▶ [EXERCISE OBJECTIVE] Copy out the listing that follows, exact in every word, and skip the images.

Rows from a dataset of charts and code:
# # # # # # #

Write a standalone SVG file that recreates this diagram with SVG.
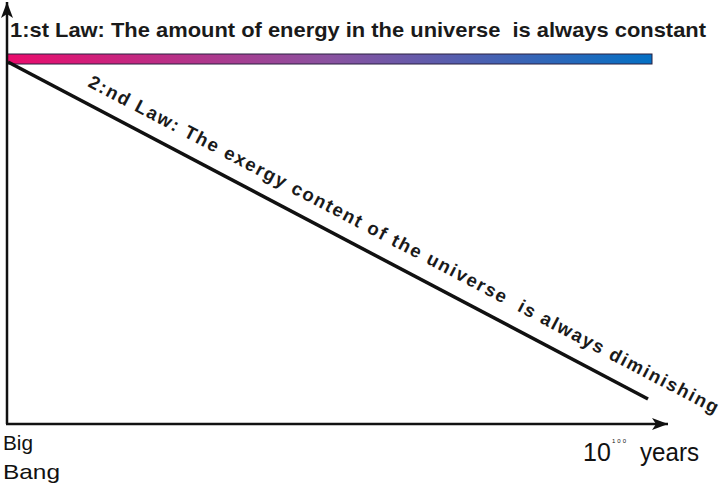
<svg xmlns="http://www.w3.org/2000/svg" width="723" height="486" viewBox="0 0 723 486">
<style>
text{white-space:pre}
.ax{stroke:#111;stroke-width:2.5;fill:none}
.law{font-family:"Liberation Sans",Arial,sans-serif;font-weight:bold;fill:#1a1a1a}
.lbl{font-family:"Liberation Sans",Arial,sans-serif;fill:#111}
</style>
<defs>
<linearGradient id="g" x1="0" y1="0" x2="1" y2="0">
<stop offset="0" stop-color="#ea0c6c"/>
<stop offset="0.5" stop-color="#8a52a0"/>
<stop offset="1" stop-color="#0470c4"/>
</linearGradient>
<marker id="ah" markerWidth="16" markerHeight="12" refX="16" refY="6" orient="auto" markerUnits="userSpaceOnUse">
<path d="M0,0 L16,6 L0,12 L4,6 Z" fill="#111"/>
</marker>
</defs>
<rect width="723" height="486" fill="#fff"/>
<g id="bar">
<rect x="7" y="54" width="645" height="10" fill="url(#g)" stroke="#2a2040" stroke-width="1"/>
</g>
<g id="connectors">
<line class="ax" x1="7" y1="424" x2="7" y2="2" marker-end="url(#ah)"/>
<line class="ax" x1="6" y1="424" x2="668" y2="424" marker-end="url(#ah)"/>
<line x1="8" y1="62" x2="648" y2="399" stroke="#111" stroke-width="3.5"/>
</g>
<g id="law1">
<text class="law" x="10" y="37" font-size="21" textLength="696" lengthAdjust="spacingAndGlyphs">1:st Law: The amount of energy in the universe  is always constant</text>
</g>
<g id="law2">
<text class="law" font-size="18.5" transform="translate(87,86) rotate(27.6)" textLength="708" lengthAdjust="spacing">2:nd Law: The exergy content of the universe  is always diminishing</text>
</g>
<g id="bigbang">
<text class="lbl" x="3" y="450" font-size="21" textLength="30" lengthAdjust="spacingAndGlyphs">Big</text>
<text class="lbl" x="3" y="479" font-size="21" textLength="57" lengthAdjust="spacingAndGlyphs">Bang</text>
</g>
<g id="years">
<text class="lbl" x="583" y="461" font-size="25">10</text>
<text class="lbl" x="612" y="443" font-size="6" letter-spacing="2">100</text>
<text class="lbl" x="640" y="461" font-size="25" textLength="59" lengthAdjust="spacingAndGlyphs">years</text>
</g>
</svg>
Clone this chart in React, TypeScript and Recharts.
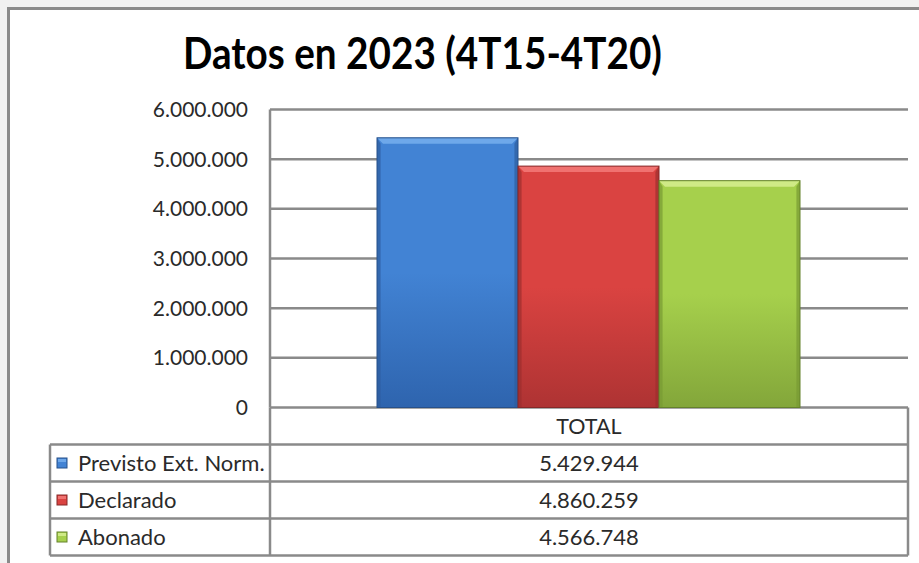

# # # # # # #

▶ [OUTPUT OF THE TASK]
Write a standalone SVG file that recreates this diagram with SVG.
<svg xmlns="http://www.w3.org/2000/svg" width="723" height="486" viewBox="0 0 723 486">
<style>
text{white-space:pre}
.ax{stroke:#111;stroke-width:2.5;fill:none}
.law{font-family:"Liberation Sans",Arial,sans-serif;font-weight:bold;fill:#1a1a1a}
.lbl{font-family:"Liberation Sans",Arial,sans-serif;fill:#111}
</style>
<defs>
<linearGradient id="g" x1="0" y1="0" x2="1" y2="0">
<stop offset="0" stop-color="#ea0c6c"/>
<stop offset="0.5" stop-color="#8a52a0"/>
<stop offset="1" stop-color="#0470c4"/>
</linearGradient>
<marker id="ah" markerWidth="16" markerHeight="12" refX="16" refY="6" orient="auto" markerUnits="userSpaceOnUse">
<path d="M0,0 L16,6 L0,12 L4,6 Z" fill="#111"/>
</marker>
</defs>
<rect width="723" height="486" fill="#fff"/>
<g id="bar">
<rect x="7" y="54" width="645" height="10" fill="url(#g)" stroke="#2a2040" stroke-width="1"/>
</g>
<g id="connectors">
<line class="ax" x1="7" y1="424" x2="7" y2="2" marker-end="url(#ah)"/>
<line class="ax" x1="6" y1="424" x2="668" y2="424" marker-end="url(#ah)"/>
<line x1="8" y1="62" x2="648" y2="399" stroke="#111" stroke-width="3.5"/>
</g>
<g id="law1">
<text class="law" x="10" y="37" font-size="21" textLength="696" lengthAdjust="spacingAndGlyphs">1:st Law: The amount of energy in the universe  is always constant</text>
</g>
<g id="law2">
<text class="law" font-size="18.5" transform="translate(87,86) rotate(27.6)" textLength="708" lengthAdjust="spacing">2:nd Law: The exergy content of the universe  is always diminishing</text>
</g>
<g id="bigbang">
<text class="lbl" x="3" y="450" font-size="21" textLength="30" lengthAdjust="spacingAndGlyphs">Big</text>
<text class="lbl" x="3" y="479" font-size="21" textLength="57" lengthAdjust="spacingAndGlyphs">Bang</text>
</g>
<g id="years">
<text class="lbl" x="583" y="461" font-size="25">10</text>
<text class="lbl" x="612" y="443" font-size="6" letter-spacing="2">100</text>
<text class="lbl" x="640" y="461" font-size="25" textLength="59" lengthAdjust="spacingAndGlyphs">years</text>
</g>
</svg>
Clone this chart in React, TypeScript and Recharts.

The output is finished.